Henüz 7 - 8 yaşlarımda TRT ekranlarında bir Kayserispor maçıyla başladı Aydınspor sevgim. Kazanamamıştık ama eve gelen misafirlerden kaçıp, yan komşunun çocuklarıyla maçı izlemek sevindirmişti beni. Birlikte maç izlemenin keyfini, birlikte sevinmeyi, mutlu olmayı o gün anlamıştım.
Nitekim daha sonra ki tüm iç saha maçlarında Adnan Menderes stadında ki yerimizi alır olmuştuk. Maç bileti kuyruğunda bekleyenlere 'Amca beni de içeri alır mısın?' diye sorar bazıları önüne alır çocuğuymuş gibi bizi içeri aldırırdı. Mutluluk belki maçı kazanmaktan çok, o stadyumun içine girebilmekti belki de. Kapıdan içeri girer girmez sözleştiğimiz yerde, merdivenlerin yanında arkadaşlarla buluşur, koşar adım açık tribüne giderdik. Ve o sahayı gördüğümüzde tüm dünyalar bizim olurdu. Aydınspor'lu futbolcuları tek tek süzer, yorumlar yapardık. Onlarla hiç konuşmamış tanışmamış olsak bile onlar bizim abilerimizdi. Şimdi ki gibi sosyal medya hesapları yoktu ki, onlara ulaşabilsek mesaj atabilsek.. Siyah beyaz çubukluydu bizim sevdamız. Bir pamuk yoncasıydı gururumuz. Aydınspor gol atınca çılgınca sevinir, birbirimize sarılır, kardeşliğimizi pekiştirirdik.. O arkadaşlarımın, kardeşlerimin, abilerimin hepsine selam olsun..
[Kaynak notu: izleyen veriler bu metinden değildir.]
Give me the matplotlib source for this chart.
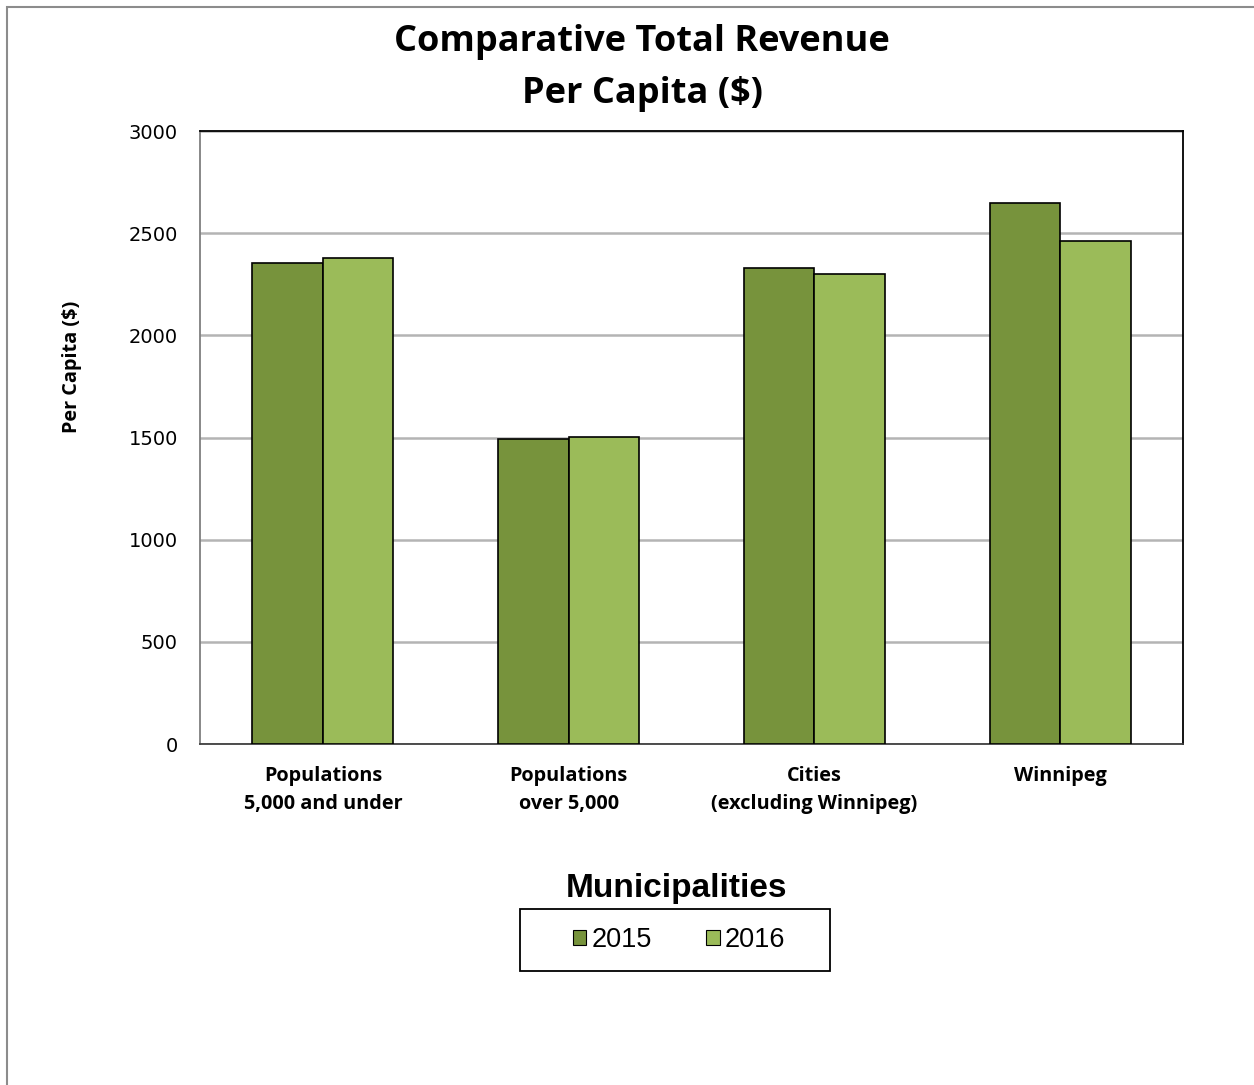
import numpy as np
import matplotlib.pyplot as plt
from matplotlib.patches import Rectangle

# Comparative total revenue per capita
categories = ["Populations\n5,000 and under", "Populations\nover 5,000",
              "Cities\n(excluding Winnipeg)", "Winnipeg"]
years = ["2015", "2016"]
rev_2015 = [2355, 1494, 2331, 2646]
rev_2016 = [2380, 1504, 2299, 2462]
yticks = [0, 500, 1000, 1500, 2000, 2500, 3000]

colors = ["#77933c", "#9bbb59"]

W, H = 1254, 1085
fig = plt.figure(figsize=(W / 100, H / 100), dpi=100)

# outer chart frame
fig.patches.append(Rectangle((7 / W, -0.01), 1.02, 1 - 7 / H + 0.01, transform=fig.transFigure,
                             fill=False, edgecolor="#8c8c8c", linewidth=1.5))

ax = fig.add_axes([200 / W, 1 - 744 / H, 983 / W, 613 / H])

x = np.arange(len(categories))
width = 0.287
ax.bar(x - width / 2, rev_2015, width, color=colors[0], edgecolor="black", linewidth=1.2,
       label=years[0], zorder=3)
ax.bar(x + width / 2, rev_2016, width, color=colors[1], edgecolor="black", linewidth=1.2,
       label=years[1], zorder=3)

ax.set_xlim(-0.5, len(categories) - 0.5)
ax.set_ylim(0, 3000)
ax.set_yticks(yticks)
ax.set_yticklabels([str(v) for v in yticks], fontsize=14, family="DejaVu Sans")
ax.yaxis.grid(True, color="#b4b4b4", linewidth=1.8, zorder=0)
ax.tick_params(axis="y", length=0, pad=16)
ax.tick_params(axis="x", length=0, pad=16)
ax.set_xticks(x)
ax.set_xticklabels(categories, fontsize=14.3, fontweight="bold", family="Open Sans",
                   linespacing=1.55)

for side in ["top", "right"]:
    ax.spines[side].set_color("black")
    ax.spines[side].set_linewidth(1.3)
ax.spines["left"].set_color("#7f7f7f")
ax.spines["left"].set_linewidth(1.3)
ax.spines["bottom"].set_color("#404040")
ax.spines["bottom"].set_linewidth(1.3)

fig.text(642 / W, 1 - 68 / H, "Comparative Total Revenue\nPer Capita ($)", ha="center",
         va="center", fontsize=26, fontweight="bold", family="Open Sans", linespacing=1.62)
fig.text(72 / W, 1 - 367 / H, "Per Capita ($)", rotation=90, ha="center", va="center",
         fontsize=14.3, fontweight="bold", family="Open Sans")
fig.text(677 / W, 1 - 889 / H, "Municipalities", ha="center", va="center",
         fontsize=24, fontweight="bold", family="Liberation Sans")

# legend box drawn by hand for the wide side padding
fig.patches.append(Rectangle((520 / W, 1 - 971 / H), 310 / W, 62 / H, transform=fig.transFigure,
                             fill=False, edgecolor="black", linewidth=1.3))
leg = fig.legend(loc="center", bbox_to_anchor=(679 / W, 1 - 940 / H), ncol=2,
                 prop={"family": "Liberation Sans", "size": 19.5}, frameon=False,
                 handlelength=0.5, handleheight=0.5, handletextpad=0.2, columnspacing=2.0,
                 borderpad=0, borderaxespad=0)
for h in leg.legend_handles:
    h.set_linewidth(0.8)

fig.savefig("out.png", dpi=100)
Elimizde bir simit parası ya olurdu ya olmazdı. Kuru simite razıydık, ayran olmasa da olurdu.
Bizim mutluluğumuz Aydınspor'du. Belki de bu sevinci, gururu son yaşayanlardanız. Menderes'te seni son kez izlediğimi bilsem öyle mi sevinirdim hiç sahaya çıktığında? Öyle mi sevinirdim hiç son golü attığında?
Yense de, yenilse de Aydınspor'umuz vardı bizim.. Mutluyduk.